Ato contínuo, os bancos comerciais já estão a aumentar o nível de provisões ou cobertura por imparidades para ficarem mais protegidos face a este risco de famílias (mais pobres e de menores rendimentos), mas também de empresas mais “vulneráveis”, poderem falhar cada vez mais nas prestações.
Para o BdP, isso é crucial para manter a solidez atual da banca nos tempos mais adversos que podem aí vir. “Caso se materializem condições adversas, nomeadamente na atividade económica, com implicações sobre o desemprego, poderemos assistir a uma deterioração da qualidade de crédito”, afirma o BdP.
“Ainda que o rácio total de non-performing loans (NPL, créditos não produtivos entre eles o malparado) tenha continuado a diminuir em 2023, de 3% para 2,7% do total de crédito, a verdade é que parece haver um problema mais grave em gestação.
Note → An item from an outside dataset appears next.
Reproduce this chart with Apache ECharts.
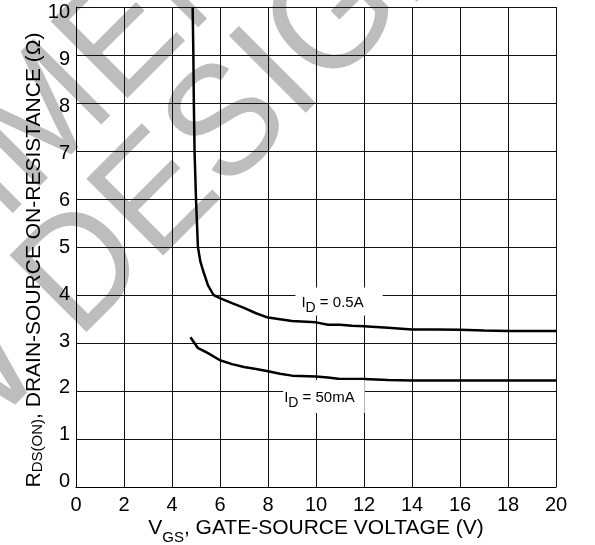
<!DOCTYPE html>
<html>
<head>
<meta charset="utf-8">
<script src="https://cdn.jsdelivr.net/npm/echarts@6.0.0/dist/echarts.min.js"></script>
<style>
  html, body { margin: 0; padding: 0; background: #fff; }
  #main { width: 595px; height: 545px; }
</style>
</head>
<body>
<div id="main"></div>
<script>
// I_D = 0.5A curve
var vgs05 = [4.86, 4.89, 4.91, 4.94, 4.97, 5.0, 5.04, 5.08, 5.18, 5.3, 5.5, 5.73, 6.02, 6.5, 7.0, 7.5, 8.0, 9.0, 10.0, 10.5, 11.0, 11.5, 12.0, 13.0, 14.0, 15.0, 16.0, 17.0, 18.0, 19.0, 20.0];
var rds05 = [10.0, 9.0, 8.0, 7.0, 6.5, 6.0, 5.5, 5.0, 4.7, 4.5, 4.2, 4.0, 3.93, 3.83, 3.73, 3.62, 3.53, 3.46, 3.43, 3.38, 3.38, 3.36, 3.35, 3.32, 3.28, 3.28, 3.275, 3.26, 3.25, 3.25, 3.25];
// I_D = 50mA curve
var vgs50m = [4.77, 5.07, 5.5, 6.0, 6.5, 7.0, 7.5, 8.0, 8.5, 9.0, 10.0, 10.5, 11.0, 12.0, 13.0, 14.0, 16.0, 18.0, 20.0];
var rds50m = [3.12, 2.9, 2.79, 2.64, 2.56, 2.5, 2.46, 2.41, 2.36, 2.32, 2.30, 2.28, 2.25, 2.25, 2.23, 2.22, 2.22, 2.22, 2.22];

var xTicks = [0, 2, 4, 6, 8, 10, 12, 14, 16, 18, 20];
var yTicks = [0, 1, 2, 3, 4, 5, 6, 7, 8, 9, 10];

// where the curve labels sit (data coords)
var label05At = [10.96, 3.865];
var label50At = [10.33, 1.885];

function pairs(xs, ys) {
  return xs.map(function (x, i) { return [x, ys[i]]; });
}

var FONT = 'Liberation Sans, Arial, sans-serif';

// watermark text, rotated 45deg, sits on its own layer under the grid
function mark(text, x, y, align) {
  return {
    type: 'text', x: x, y: y, rotation: Math.PI / 4, scaleX: 0.95, zlevel: -1,
    style: { text: text, fill: '#bdbdbd', fontSize: 158, fontFamily: FONT, align: align, verticalAlign: 'middle' }
  };
}

// y tick labels in the original sit a little closer together than the grid lines
var yLabelRich = {};
yTicks.forEach(function (v) {
  var d = Math.round((v - 5) * 2.2);
  yLabelRich['p' + v] = {
    fontSize: 20, fontFamily: FONT, color: '#000',
    padding: d >= 0 ? [d, 0, 0, 0] : [0, 0, -d, 0]
  };
});

var chart = echarts.init(document.getElementById('main'));

var option = {
  animation: false,
  grid: { left: 76, right: 39, top: 7, bottom: 58, containLabel: false, outerBoundsMode: 'none' },
  graphic: [
    mark('DESIGN', 47, 310, 'left'),
    mark('NEW', 18, 340, 'right'),
    mark('NOT RECOMMENDED FOR', -649, 813, 'left')
  ],
  xAxis: {
    type: 'value',
    min: xTicks[0],
    max: xTicks[xTicks.length - 1],
    interval: 2,
    name: '{a|V}{s|GS}{a|, GATE-SOURCE VOLTAGE (V)}',
    nameLocation: 'middle',
    nameGap: 25,
    nameMoveOverlap: false,
    nameTextStyle: {
      rich: {
        a: { fontSize: 21, fontFamily: FONT, color: '#000' },
        s: { fontSize: 15, fontFamily: FONT, color: '#000', padding: [18, 0, 0, 0] }
      }
    },
    axisLine: { show: true, lineStyle: { color: '#000', width: 1 } },
    axisTick: { show: false },
    axisLabel: { fontSize: 20, fontFamily: FONT, color: '#000', margin: 8 },
    splitLine: { show: true, lineStyle: { color: '#111', width: 1 } }
  },
  yAxis: {
    type: 'value',
    min: yTicks[0],
    max: yTicks[yTicks.length - 1],
    interval: 1,
    name: '{a|R}{s|DS(ON)}{a|, DRAIN-SOURCE ON-RESISTANCE (\u03A9)}',
    nameLocation: 'middle',
    nameRotate: 90,
    nameGap: 31,
    nameMoveOverlap: false,
    nameTextStyle: {
      padding: [0, 26, 0, 0],
      rich: {
        a: { fontSize: 21, fontFamily: FONT, color: '#000' },
        s: { fontSize: 15, fontFamily: FONT, color: '#000', padding: [6, 0, 0, 0] }
      }
    },
    axisLine: { show: true, lineStyle: { color: '#000', width: 1 } },
    axisTick: { show: false },
    axisLabel: {
      fontSize: 20, fontFamily: FONT, color: '#000', margin: 6,
      formatter: function (v) { return '{p' + v + '|' + v + '}'; },
      rich: yLabelRich
    },
    splitLine: { show: true, lineStyle: { color: '#111', width: 1 } }
  },
  series: [
    {
      name: 'ID = 0.5A',
      type: 'line',
      data: pairs(vgs05, rds05),
      showSymbol: false,
      clip: true,
      lineStyle: { color: '#000', width: 2.5 },
      markPoint: {
        symbol: 'rect',
        symbolSize: 1,
        itemStyle: { color: 'rgba(0,0,0,0)' },
        data: [{ coord: label05At }],
        label: {
          show: true,
          position: 'inside',
          formatter: '{a|I}{s|D}{a| = 0.5A}',
          backgroundColor: '#fff',
          padding: [3, 19, 0, 6],
          rich: {
            a: { fontSize: 15, fontFamily: FONT, color: '#000' },
            s: { fontSize: 14, fontFamily: FONT, color: '#000', padding: [11, 0, 0, 0] }
          }
        }
      }
    },
    {
      name: 'ID = 50mA',
      type: 'line',
      data: pairs(vgs50m, rds50m),
      showSymbol: false,
      clip: true,
      lineStyle: { color: '#000', width: 2.5 },
      markPoint: {
        symbol: 'rect',
        symbolSize: 1,
        itemStyle: { color: 'rgba(0,0,0,0)' },
        data: [{ coord: label50At }],
        label: {
          show: true,
          position: 'inside',
          formatter: '{a|I}{s|D}{a| = 50mA}',
          backgroundColor: '#fff',
          padding: [5, 10, 3, 1],
          rich: {
            a: { fontSize: 15, fontFamily: FONT, color: '#000' },
            s: { fontSize: 14, fontFamily: FONT, color: '#000', padding: [11, 0, 0, 0] }
          }
        }
      }
    }
  ]
};

chart.setOption(option);
</script>
</body>
</html>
“De forma transversal às principais instituições, o rácio de empréstimos a particulares em stage 2 aumentou 2,2 pontos percentuais (p.p.) para 10,4%, revelando a vulnerabilidade das famílias de menores rendimentos perante condições monetárias mais restritivas”, alerta a instituição de Centeno.
É de lembrar que os empréstimos de nível 2 correspondem aos “contratos cujo risco de crédito aumentou significativamente desde o reconhecimento inicial, mas para os quais não existe evidência objetiva de imparidade”, segundo define um dos maiores bancos do mercado o BCP.
Do mesmo modo, o crédito stage 1 diz respeito aos “contratos cujo risco de crédito não tenha aumentado significativamente desde o seu reconhecimento inicial”.
Mas os empréstimos stage 3 já são contratos “com sinais objetivos de imparidade”, ou seja, já existe incumprimento por parte dos devedores, segundo a classificação disponibilizada pelo BCP no seu site.
O Banco de Portugal explica que esta dinâmica de agravamento dos créditos em stage 2 de risco “refletiu uma transferência líquida de empréstimos para categorias de risco de crédito mais elevado, nomeadamente transições de stage 1 para stage 2, que contribuiu para um aumento de 12,6% do valor bruto dos empréstimos a particulares em stage 2”.
“Destes destacaram-se os empréstimos à habitação (contributo de 10,1 p.p.) tendo, neste segmento, o rácio de empréstimos em stage 2 aumentado 2,3 p.p., para 9,8%”. “Relativamente ao segmento consumo e outros fins, o rácio aumentou para 12,4% (+1,6 p.p.)”.
Ou seja, embora o rácio de quase incumprimento das famílias seja naturalmente maior no segmento de consumo, ele está a subir mais depressa na componente habitação, onde está a fatia de leão dos empréstimos concedidos.
O BdP considera que “o potencial de materialização de risco de crédito leva a que seja importante a existência de cobertura para fazer face a perdas. O rácio de cobertura por imparidades de empréstimos a particulares em stage 2 aumentou para 7,2% (+2,0 p.p.) por via do reforço das imparidades, na habitação e no consumo e outros fins”.
Além do fator desemprego, o BdP sublinha que “o efeito acumulado da manutenção de taxas de juro elevadas na atividade económica e nos custos de financiamento, juntamente com eventuais subidas dos custos de produção e perturbações nas cadeias de abastecimento, potenciará a materialização de risco de crédito, em especial nas empresas e famílias mais vulneráveis”.
O governador, Mário Centeno, diz que “no plano nacional, destacam-se ainda os riscos associados a um cenário de maior incerteza na condução da política económica, no quadro de um novo modelo de regras orçamentais europeias, que colocarão novos desafios à condução da política orçamental”.